- [Information provided]
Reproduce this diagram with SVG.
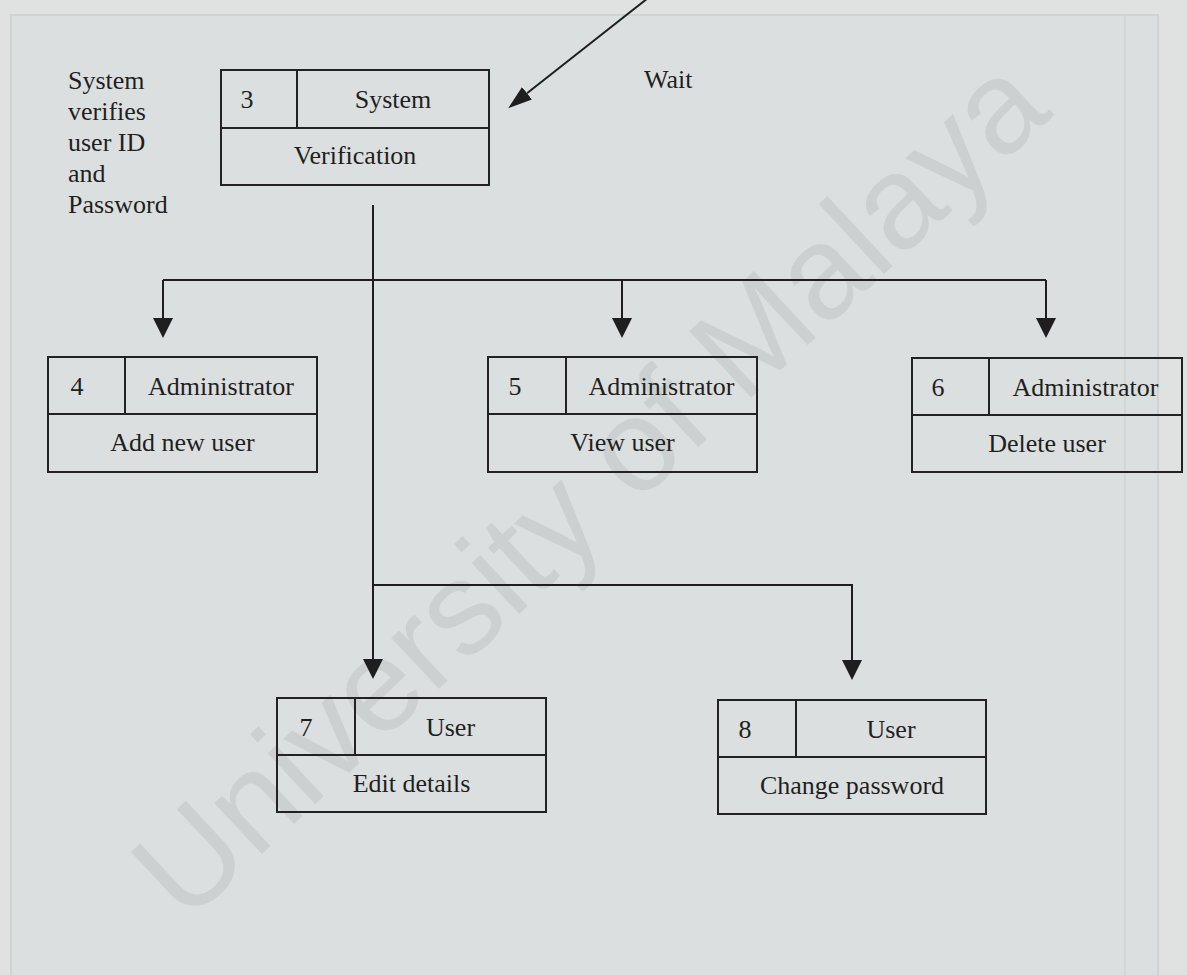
<svg xmlns="http://www.w3.org/2000/svg" width="1187" height="975" viewBox="0 0 1187 975">
<style>
.t{font-family:"Liberation Serif","Times New Roman",serif;font-size:26px;fill:#1f1f1f}
.m{text-anchor:middle}
.box{fill:none;stroke:#222;stroke-width:2}
.ln{fill:none;stroke:#1e1e1e;stroke-width:2}
.wm{font-family:"Liberation Sans",Arial,sans-serif;font-size:132px;fill:#cdd0d1;text-anchor:middle}
</style>
<defs>
<marker id="ah" markerUnits="userSpaceOnUse" markerWidth="20" markerHeight="20" viewBox="0 0 20 20" refX="0" refY="10" orient="auto"><path d="M0,0 L20,10 L0,20 Z" fill="#1e1e1e"/></marker>
<marker id="ah2" markerUnits="userSpaceOnUse" markerWidth="24" markerHeight="16" viewBox="0 0 24 16" refX="0" refY="8" orient="auto"><path d="M0,0 L24,8 L0,16 Z" fill="#1e1e1e"/></marker>
</defs>
<g id="background">
<rect x="0" y="0" width="1187" height="975" fill="#e0e2e2"/>
<rect x="11" y="15" width="1147" height="975" fill="#dcdfdf" stroke="#d0d3d4" stroke-width="2"/>
<line x1="1125" y1="15" x2="1125" y2="975" stroke="#d3d6d7" stroke-width="2"/>
<text class="wm" x="620" y="520" transform="rotate(-43 620 520)">University of Malaya</text>
</g>
<g id="labels" class="t">
<text x="68" y="89">System</text>
<text x="68" y="120">verifies</text>
<text x="68" y="151">user ID</text>
<text x="68" y="182">and</text>
<text x="68" y="213">Password</text>
<text x="644" y="88">Wait</text>
</g>
<g id="connectors">
<line class="ln" x1="648" y1="-2" x2="527" y2="93.3" marker-end="url(#ah2)"/>
<path class="ln" d="M373,205 V659" marker-end="url(#ah)"/>
<path class="ln" d="M163,280 H1046"/>
<path class="ln" d="M163,280 V318" marker-end="url(#ah)"/>
<path class="ln" d="M622,280 V318" marker-end="url(#ah)"/>
<path class="ln" d="M1046,280 V318" marker-end="url(#ah)"/>
<path class="ln" d="M373,585 H852 V660" marker-end="url(#ah)"/>
</g>
<g id="node3">
<rect class="box" x="221" y="70" width="268" height="115"/>
<path class="box" d="M221,128 H489 M297,70 V128"/>
<text class="t m" x="247" y="108">3</text>
<text class="t m" x="393" y="108">System</text>
<text class="t m" x="355" y="164">Verification</text>
</g>
<g id="node4">
<rect class="box" x="48" y="357" width="269" height="115"/>
<path class="box" d="M48,414 H317 M125,357 V414"/>
<text class="t m" x="77" y="395">4</text>
<text class="t m" x="221" y="395">Administrator</text>
<text class="t m" x="182.5" y="451">Add new user</text>
</g>
<g id="node5">
<rect class="box" x="488" y="357" width="269" height="115"/>
<path class="box" d="M488,414 H757 M566,357 V414"/>
<text class="t m" x="515" y="395">5</text>
<text class="t m" x="661.5" y="395">Administrator</text>
<text class="t m" x="622.5" y="451">View user</text>
</g>
<g id="node6">
<rect class="box" x="912" y="358" width="270" height="114"/>
<path class="box" d="M912,415 H1182 M989,358 V415"/>
<text class="t m" x="938" y="396">6</text>
<text class="t m" x="1085.5" y="396">Administrator</text>
<text class="t m" x="1047" y="452">Delete user</text>
</g>
<g id="node7">
<rect class="box" x="277" y="698" width="269" height="114"/>
<path class="box" d="M277,755 H546 M355,698 V755"/>
<text class="t m" x="306" y="736">7</text>
<text class="t m" x="450.5" y="736">User</text>
<text class="t m" x="411.5" y="792">Edit details</text>
</g>
<g id="node8">
<rect class="box" x="718" y="700" width="268" height="114"/>
<path class="box" d="M718,757 H986 M796,700 V757"/>
<text class="t m" x="745" y="738">8</text>
<text class="t m" x="891" y="738">User</text>
<text class="t m" x="852" y="794">Change password</text>
</g>
</svg>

- [What is being asked]
Could you repeat all of the material exactly? Pictures should not be copied.

- [Exercise response]
Reproduce this diagram with SVG.
<svg xmlns="http://www.w3.org/2000/svg" width="1187" height="975" viewBox="0 0 1187 975">
<style>
.t{font-family:"Liberation Serif","Times New Roman",serif;font-size:26px;fill:#1f1f1f}
.m{text-anchor:middle}
.box{fill:none;stroke:#222;stroke-width:2}
.ln{fill:none;stroke:#1e1e1e;stroke-width:2}
.wm{font-family:"Liberation Sans",Arial,sans-serif;font-size:132px;fill:#cdd0d1;text-anchor:middle}
</style>
<defs>
<marker id="ah" markerUnits="userSpaceOnUse" markerWidth="20" markerHeight="20" viewBox="0 0 20 20" refX="0" refY="10" orient="auto"><path d="M0,0 L20,10 L0,20 Z" fill="#1e1e1e"/></marker>
<marker id="ah2" markerUnits="userSpaceOnUse" markerWidth="24" markerHeight="16" viewBox="0 0 24 16" refX="0" refY="8" orient="auto"><path d="M0,0 L24,8 L0,16 Z" fill="#1e1e1e"/></marker>
</defs>
<g id="background">
<rect x="0" y="0" width="1187" height="975" fill="#e0e2e2"/>
<rect x="11" y="15" width="1147" height="975" fill="#dcdfdf" stroke="#d0d3d4" stroke-width="2"/>
<line x1="1125" y1="15" x2="1125" y2="975" stroke="#d3d6d7" stroke-width="2"/>
<text class="wm" x="620" y="520" transform="rotate(-43 620 520)">University of Malaya</text>
</g>
<g id="labels" class="t">
<text x="68" y="89">System</text>
<text x="68" y="120">verifies</text>
<text x="68" y="151">user ID</text>
<text x="68" y="182">and</text>
<text x="68" y="213">Password</text>
<text x="644" y="88">Wait</text>
</g>
<g id="connectors">
<line class="ln" x1="648" y1="-2" x2="527" y2="93.3" marker-end="url(#ah2)"/>
<path class="ln" d="M373,205 V659" marker-end="url(#ah)"/>
<path class="ln" d="M163,280 H1046"/>
<path class="ln" d="M163,280 V318" marker-end="url(#ah)"/>
<path class="ln" d="M622,280 V318" marker-end="url(#ah)"/>
<path class="ln" d="M1046,280 V318" marker-end="url(#ah)"/>
<path class="ln" d="M373,585 H852 V660" marker-end="url(#ah)"/>
</g>
<g id="node3">
<rect class="box" x="221" y="70" width="268" height="115"/>
<path class="box" d="M221,128 H489 M297,70 V128"/>
<text class="t m" x="247" y="108">3</text>
<text class="t m" x="393" y="108">System</text>
<text class="t m" x="355" y="164">Verification</text>
</g>
<g id="node4">
<rect class="box" x="48" y="357" width="269" height="115"/>
<path class="box" d="M48,414 H317 M125,357 V414"/>
<text class="t m" x="77" y="395">4</text>
<text class="t m" x="221" y="395">Administrator</text>
<text class="t m" x="182.5" y="451">Add new user</text>
</g>
<g id="node5">
<rect class="box" x="488" y="357" width="269" height="115"/>
<path class="box" d="M488,414 H757 M566,357 V414"/>
<text class="t m" x="515" y="395">5</text>
<text class="t m" x="661.5" y="395">Administrator</text>
<text class="t m" x="622.5" y="451">View user</text>
</g>
<g id="node6">
<rect class="box" x="912" y="358" width="270" height="114"/>
<path class="box" d="M912,415 H1182 M989,358 V415"/>
<text class="t m" x="938" y="396">6</text>
<text class="t m" x="1085.5" y="396">Administrator</text>
<text class="t m" x="1047" y="452">Delete user</text>
</g>
<g id="node7">
<rect class="box" x="277" y="698" width="269" height="114"/>
<path class="box" d="M277,755 H546 M355,698 V755"/>
<text class="t m" x="306" y="736">7</text>
<text class="t m" x="450.5" y="736">User</text>
<text class="t m" x="411.5" y="792">Edit details</text>
</g>
<g id="node8">
<rect class="box" x="718" y="700" width="268" height="114"/>
<path class="box" d="M718,757 H986 M796,700 V757"/>
<text class="t m" x="745" y="738">8</text>
<text class="t m" x="891" y="738">User</text>
<text class="t m" x="852" y="794">Change password</text>
</g>
</svg>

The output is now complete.